Anglers do not pay to be able to take fish (which canoeists constantly maintain); they pay for the enjoyment of using someone else's asset. This is proved by the fact that coarse fishing clubs who return 100% of their catch still pay an annual rental to the riparian owner. Their members would think it very strange if they were given this water for free.
The canoeists and now the Petitions Committee point to Scotland where the Scottish Land Reform Act (2003) gave open access to rivers and say that this would work in Wales. I believe it would not work and that it would be quite wrong to impose something similar in Wales for the following, and many other reasons:
Scottish rivers are on the whole much bigger than Welsh ones, so a group of maybe ten rafts going down a river say 3m wide is bound to have a much greater ecological effect than if the river is 10m wide;
-the numbers of major conurbations (Liverpool, Manchester & Birmingham) a couple of hours away from north & mid Wales is much greater that similar sized urban areas to the Scottish Highlands, so far more canoeists/kayakers/rafters/gorge walkers would access smaller rivers;
-the main game fish in Scotland, the salmon, is much less wary than sewin, which are so important to Wales both economically and culturally. Anglers from England and mainland Europe will not come to Wales and support local economies if big sea trout have been scared by canoeists above them and are therefore uncatchable.

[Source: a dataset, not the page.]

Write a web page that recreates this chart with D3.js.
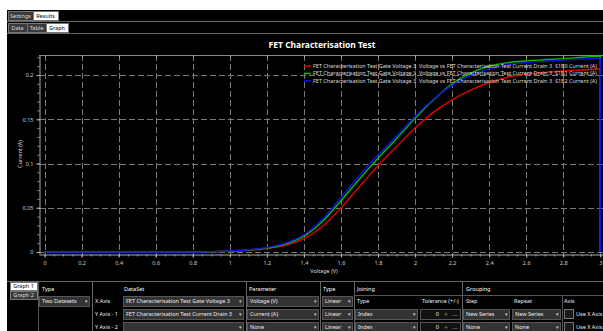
<!DOCTYPE html>
<html>
<head>
<meta charset="utf-8">
<script src="https://cdn.jsdelivr.net/npm/d3@7"></script>
<style>
body { margin: 0; background: #fff; overflow: hidden; }
svg { display: block; }
text { font-family: "Noto Sans", "Open Sans", sans-serif; }
</style>
</head>
<body>
<div id="chart"></div>
<script>
// gate voltage sweep (V); last point is the drop back to zero at the end of the sweep
var voltage = [0, 0.1, 0.2, 0.3, 0.4, 0.5, 0.6, 0.7, 0.8, 0.9, 1.0, 1.1, 1.2, 1.3, 1.4, 1.5,
	1.6, 1.7, 1.8, 1.9, 2.0, 2.1, 2.2, 2.3, 2.4, 2.5, 2.6, 2.7, 2.8, 2.9, 3.0, 3.0];
var currentS1B0 = [0, 0, 0, 0, 0, 0, 0, 0, 0, 0.0002, 0.0008, 0.0018, 0.0038, 0.0075, 0.015, 0.029,
	0.05, 0.074, 0.0975, 0.119, 0.14, 0.158, 0.172, 0.183, 0.1915, 0.1975, 0.201, 0.203, 0.2045, 0.2057, 0.2068, 0];
var currentS1B1 = [0, 0, 0, 0, 0, 0, 0, 0, 0, 0.0003, 0.001, 0.0022, 0.0045, 0.009, 0.018, 0.0345,
	0.058, 0.0825, 0.106, 0.128, 0.151, 0.172, 0.19, 0.202, 0.21, 0.214, 0.216, 0.2172, 0.2185, 0.22, 0.2215, 0];
var currentS1B2 = [0, 0, 0, 0, 0, 0, 0, 0, 0, 0.0004, 0.0012, 0.0025, 0.005, 0.01, 0.0195, 0.037,
	0.0615, 0.0865, 0.1095, 0.131, 0.153, 0.1725, 0.1885, 0.1995, 0.207, 0.2115, 0.214, 0.2155, 0.2168, 0.2178, 0.2188, 0];

var seriesNames = [
	"FET Characterisation Test Gate Voltage 3  Voltage vs FET Characterisation Test Current Drain 3  S1B0 Current (A)",
	"FET Characterisation Test Gate Voltage 3  Voltage vs FET Characterisation Test Current Drain 3  S1B1 Current (A)",
	"FET Characterisation Test Gate Voltage 3  Voltage vs FET Characterisation Test Current Drain 3  S1B2 Current (A)"
];
var xTickValues = [0, 0.2, 0.4, 0.6, 0.8, 1, 1.2, 1.4, 1.6, 1.8, 2, 2.2, 2.4, 2.6, 2.8, 3];
var yTickValues = [0, 0.05, 0.1, 0.15, 0.2];

var colors = ["#e00000", "#00c000", "#1010ee"];

var W = 603, H = 331,
	pLeft = 39, pRight = 604, pTop = 55, pBottom = 254,
	svg, x, y, i, line, g;

svg = d3.select("#chart").append("svg")
	.attr("width", W)
	.attr("height", H);

// window frame
svg.append("rect").attr("x", 0).attr("y", 0).attr("width", W).attr("height", H).attr("fill", "#fff");
svg.append("rect").attr("x", 7).attr("y", 10).attr("width", W - 7).attr("height", H - 10).attr("fill", "#000");

function txt(px, py, s, size, fill, anchor, weight) {
	return svg.append("text")
		.attr("x", px).attr("y", py)
		.attr("dy", "0.35em")
		.attr("font-size", size)
		.attr("fill", fill || "#eee")
		.attr("text-anchor", anchor || "start")
		.attr("font-weight", weight || "normal")
		.style("white-space", "pre")
		.text(s);
}

function hline(x1, x2, py, c) {
	svg.append("line").attr("x1", x1).attr("x2", x2).attr("y1", py).attr("y2", py)
		.attr("stroke", c || "#555").attr("stroke-width", 1).attr("shape-rendering", "crispEdges");
}

function vline(px, y1, y2, c) {
	svg.append("line").attr("x1", px).attr("x2", px).attr("y1", y1).attr("y2", y2)
		.attr("stroke", c || "#555").attr("stroke-width", 1).attr("shape-rendering", "crispEdges");
}

function tab(px, py, w, h, s, selected) {
	svg.append("rect").attr("x", px + 0.5).attr("y", py + 0.5).attr("width", w).attr("height", h)
		.attr("fill", selected ? "#fff" : "#3a3a3a").attr("stroke", "#777");
	txt(px + w / 2, py + h / 2 + 0.5, s, 5.5, selected ? "#000" : "#ddd", "middle");
}

function dropdown(px, py, w, s) {
	svg.append("rect").attr("x", px + 0.5).attr("y", py + 0.5).attr("width", w).attr("height", 10)
		.attr("fill", "#333").attr("stroke", "#555");
	txt(px + 3, py + 5.5, s, 5.5, "#eee");
	txt(px + w - 3, py + 5.5, "\u25BE", 5, "#ccc", "middle");
}

// tabs
tab(8, 11, 25, 9, "Settings", false);
tab(33, 11, 25, 9, "Results", true);
hline(7, W, 21.5, "#666");
tab(8, 23, 19, 9, "Data", false);
tab(27, 23, 19, 9, "Table", false);
tab(46, 23, 22, 9, "Graph", true);
hline(7, W, 33.5, "#666");

// title
txt(322, 45, "FET Characterisation Test", 8.5, "#fff", "middle", "bold");

// scales
x = d3.scaleLinear().domain([-0.03, 3.02]).range([pLeft, pRight]);
y = d3.scaleLinear().domain([-0.00226, 0.2226]).range([pBottom, pTop]);

// grid
g = svg.append("g").attr("stroke", "#7a7a7a").attr("stroke-dasharray", "6,3").attr("stroke-width", 1);
g.append("g").selectAll("line").data(xTickValues).join("line")
	.attr("x1", function (d) { return Math.round(x(d)) + 0.5; })
	.attr("x2", function (d) { return Math.round(x(d)) + 0.5; })
	.attr("y1", pTop).attr("y2", pBottom);
g.append("g").selectAll("line").data(yTickValues).join("line")
	.attr("x1", pLeft).attr("x2", pRight)
	.attr("y1", function (d) { return Math.round(y(d)) + 0.5; })
	.attr("y2", function (d) { return Math.round(y(d)) + 0.5; });

// top frame
hline(pLeft, pRight, pTop + 0.5, "#888");
svg.append("g").selectAll("line").data(xTickValues).join("line")
	.attr("x1", function (d) { return Math.round(x(d)) + 0.5; })
	.attr("x2", function (d) { return Math.round(x(d)) + 0.5; })
	.attr("y1", pTop).attr("y2", pTop + 3).attr("stroke", "#aaa");

function styleAxis(sel) {
	sel.selectAll("path").attr("stroke", "#aaa");
	sel.selectAll("line").attr("stroke", "#bbb");
	sel.selectAll("text").attr("fill", "#ccc").attr("font-size", 5.5)
		.attr("font-family", "'Noto Sans', sans-serif");
}

// x axis
svg.append("g").attr("transform", "translate(0," + (pBottom + 0.5) + ")")
	.call(d3.axisBottom(x).tickValues(d3.range(0, 3.001, 0.05)).tickSize(2).tickFormat(""))
	.call(function (s) { s.select("path").remove(); s.selectAll("line").attr("stroke", "#999"); });
svg.append("g").attr("transform", "translate(0," + (pBottom + 0.5) + ")")
	.call(d3.axisBottom(x).tickValues(xTickValues).tickSize(3).tickSizeOuter(0).tickPadding(4).tickFormat(d3.format("~g")))
	.call(styleAxis);

// y axis
svg.append("g").attr("transform", "translate(" + (pLeft + 0.5) + ",0)")
	.call(d3.axisLeft(y).tickValues(d3.range(0, 0.2201, 0.01)).tickSize(2).tickFormat(""))
	.call(function (s) { s.select("path").remove(); s.selectAll("line").attr("stroke", "#999"); });
svg.append("g").attr("transform", "translate(" + (pLeft + 0.5) + ",0)")
	.call(d3.axisLeft(y).tickValues(yTickValues).tickSize(3).tickSizeOuter(0).tickPadding(3).tickFormat(d3.format("~g")))
	.call(styleAxis);

// axis titles
txt(324, 271, "Voltage (V)", 5.5, "#ddd", "middle");
svg.append("text")
	.attr("transform", "translate(20,154) rotate(-90)")
	.attr("dy", "0.35em")
	.attr("text-anchor", "middle")
	.attr("font-size", 5.5)
	.attr("fill", "#ddd")
	.text("Current (A)");

// curves
var series = [currentS1B0, currentS1B1, currentS1B2];
line = d3.line()
	.x(function (d) { return x(d[0]); })
	.y(function (d) { return y(d[1]); })
	.curve(d3.curveMonotoneX);

var plotArea = svg.append("g");
for (i = 0; i < series.length; i++)
{
	var pts = voltage.map(function (v, k) { return [v, series[i][k]]; }),
		last = pts[pts.length - 1],
		path = line(pts.slice(0, -1)) + "L" + x(last[0]) + "," + y(last[1]);

	plotArea.append("path")
		.attr("d", path)
		.attr("fill", "none")
		.attr("stroke", colors[i])
		.attr("stroke-width", 1.4);
}

// legend
var legend = svg.append("g");
for (i = 0; i < seriesNames.length; i++)
{
	var ly = 66 + i * 7.5;
	legend.append("line")
		.attr("x1", 304).attr("x2", 311).attr("y1", ly).attr("y2", ly)
		.attr("stroke", colors[i]).attr("stroke-width", 1.5);
	legend.append("text")
		.attr("x", 313).attr("y", ly)
		.attr("dy", "0.35em")
		.attr("font-size", 5.6)
		.attr("fill", "#ddd")
		.attr("textLength", 284)
		.attr("lengthAdjust", "spacingAndGlyphs")
		.style("white-space", "pre")
		.text(seriesNames[i]);
}

// bottom settings panel
hline(7, W, 281.5, "#666");
tab(10, 282, 27, 8, "Graph 1", true);
tab(10, 291, 27, 8, "Graph 2", false);
vline(38.5, 282, H, "#555");
txt(42, 289, "Type", 5.5, "#fff");
dropdown(39, 296, 50, "Two Datasets");
vline(92.5, 282, H, "#666");

txt(95, 301.5, "X Axis", 5.5, "#eee");
txt(95, 314.5, "Y Axis - 1", 5.5, "#eee");
txt(95, 327.5, "Y Axis - 2", 5.5, "#eee");

txt(124, 289, "DataSet", 5.5, "#fff");
dropdown(123, 296, 120, "FET Characterisation Test Gate Voltage 3");
dropdown(123, 309, 120, "FET Characterisation Test Current Drain 3");
dropdown(123, 322, 120, "");
vline(246.5, 282, H, "#666");

txt(249, 289, "Parameter", 5.5, "#fff");
dropdown(247, 296, 71, "Voltage (V)");
dropdown(247, 309, 71, "Current (A)");
dropdown(247, 322, 71, "None");
vline(320.5, 282, H, "#666");

txt(323, 289, "Type", 5.5, "#fff");
dropdown(322, 296, 30, "Linear");
dropdown(322, 309, 30, "Linear");
dropdown(322, 322, 30, "Linear");
vline(354.5, 282, H, "#666");

txt(357, 289, "Joining", 5.5, "#fff");
hline(354, 462, 295.5, "#555");
txt(357, 301.5, "Type", 5.5, "#eee");
txt(422, 301.5, "Tolerance (+/-)", 5.5, "#eee");
dropdown(355, 309, 62, "Index");
dropdown(355, 322, 62, "Index");
[309, 322].forEach(function (ry) {
	svg.append("rect").attr("x", 420.5).attr("y", ry + 0.5).attr("width", 40).attr("height", 10)
		.attr("fill", "#111").attr("stroke", "#555");
	txt(439, ry + 5.5, "0", 5.5, "#eee", "end");
	txt(446, ry + 5.5, "+", 7, "#888", "middle");
	txt(455, ry + 5.5, "\u2014", 6, "#888", "middle");
});
vline(462.5, 282, H, "#666");

txt(466, 289, "Grouping", 5.5, "#fff");
hline(462, W, 295.5, "#555");
txt(466, 301.5, "Step", 5.5, "#eee");
txt(514, 301.5, "Repeat", 5.5, "#eee");
dropdown(463, 309, 46, "New Series");
dropdown(463, 322, 46, "None");
dropdown(512, 309, 48, "New Series");
dropdown(512, 322, 48, "None");
vline(562.5, 296, H, "#555");

txt(564, 301.5, "Axis", 5.5, "#eee");
[309, 322].forEach(function (ry) {
	svg.append("rect").attr("x", 564.5).attr("y", ry + 0.5).attr("width", 9).attr("height", 9)
		.attr("fill", "#1a1a1a").attr("stroke", "#777");
	txt(576, ry + 5.5, "Use X Axis", 5.5, "#eee");
});
</script>
</body>
</html>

-the amount of trouble there has been on Scottish rivers since the Land Reform Act was passed has been grossly downplayed. Anecdotally, I understand that the upper Tay is "nothing but a war zone" with commercial rafting companies making angling virtually impossible.
Finally, to change the law to allow unrestricted access on Welsh rivers would be a direct parallel to allowing the 'right to roam' on golf course. These areas were specifically excluded from the CRoW Act as they are commercial enterprises - but so are rivers. If the law was altered as canoeists wish, riparian owners and angling clubs would quite rightly require very large amounts in compensation from the Assembly for the reduction in value of their assets and the derogation of their leases respectively.